The International Campaign to Abolish Nuclear Weapons (ICAN) is a coalition of non-governmental organizations in one hundred countries promoting adherence to and implementation of the United Nations nuclear weapon ban treaty. This landmark global agreement was adopted in New York on 7 July 2017.

The campaign was awarded the Nobel Peace Prize 2017, for their “groundbreaking efforts to achieve a treaty-based prohibition” of nuclear weapons. More information about ICAN can be found at: www.ICANw.org

Additional Background on INF Treaty and TPNW

August 2nd, 2019 marks six months since US President Donald Trump and Russian President Vladimir Putin put the 1987 Intermediate-Range Nuclear Forces (INF) Treaty in jeopardy by suspending first US and then Russian compliance respectively. Since neither leader has done anything since then to save the INF Treaty, it is likely that on 2 August the US and Russia will formally pull out of this important bilateral Treaty and start deploying the intermediate-range ground-launched ballistic and cruise missiles that the INF Treaty kept out of Europe for over 30 years.

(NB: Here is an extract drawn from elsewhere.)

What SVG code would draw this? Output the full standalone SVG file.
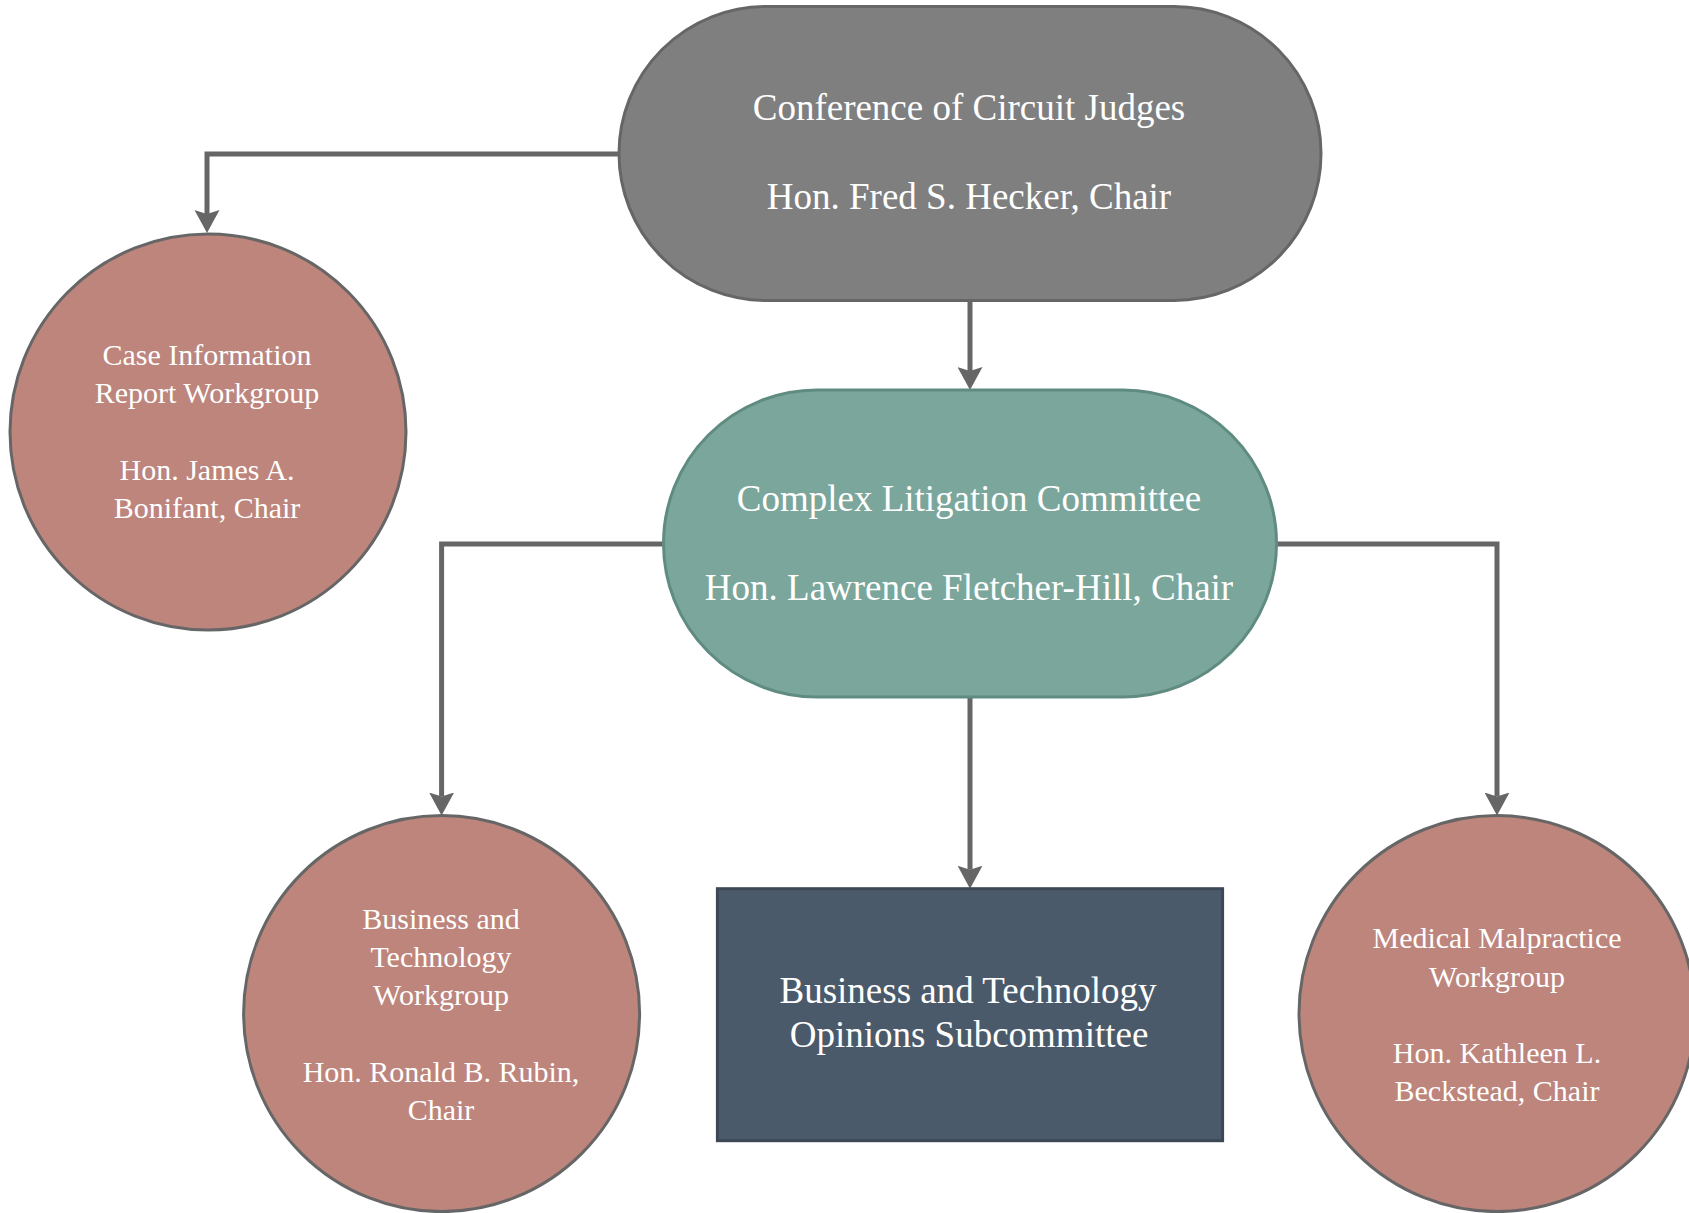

The INF Treaty was achieved after years of massive anti-nuclear protests during the 1980s, centering on the deployment of “theatre” nuclear weapons with pre-emptive, first use capabilities.

These protests mobilised millions of people, especially in Europe, and led to the establishment of the famous Greenham Common Women’s Peace Camp, a non-stop living protest from 1981 (when USAF Greenham Common, near Newbury, UK, was designated as the first NATO base
in Europe to receive 96 ground-launched cruise missiles armed with 200 kiloton warheads) to 1991 (when the last INF missiles were removed and eliminated).

In prohibiting and eliminating all US and Russian ground-launched cruise, Pershing and SS20 missiles with a range of 500 to 5,500 kilometers, the INF Treaty halted the US-Soviet cold war arms race, provided detailed verification provisions, and resulted in a total of 2,692 short, medium and intermediate-range missiles being destroyed by the deadline of 1 June 1991.

The 2017 Treaty on the Prohibition of Nuclear Weapons (TPNW) was adopted by 122 UN Member States on 7 July 2017 and opened for signature by the UN Secretary-General on 20 September 2017. The TPNW enshrines clear legal prohibitions on a range of activities that for over seven decades have enabled states to acquire, produce, station, deploy, use and threaten to use nuclear weapons. It provides two practical pathways for governments of nuclear armed and endorsing states in nuclear alliances to join the Treaty and take the requisite steps to comply with its objectives and provisions.

Recognising that one size does not fit all, the TPNW was framed with prohibitions and obligations that are universally applicable, while its structure has in-built adaptability to enable different levels of nuclear weapons programmes and policies to be addressed and eliminated without conferring special status or privileges on anyone.

To date the TPNW has 70 signatories and 24 states parties. Negotiated under a UN General Assembly mandate, it requires 50 states parties before it enters into full legal force. As a global legal instrument under international law, including international humanitarian law, the TPNW is applicable to all UN Member States, and remains legally in force under conditions of war as well as peace.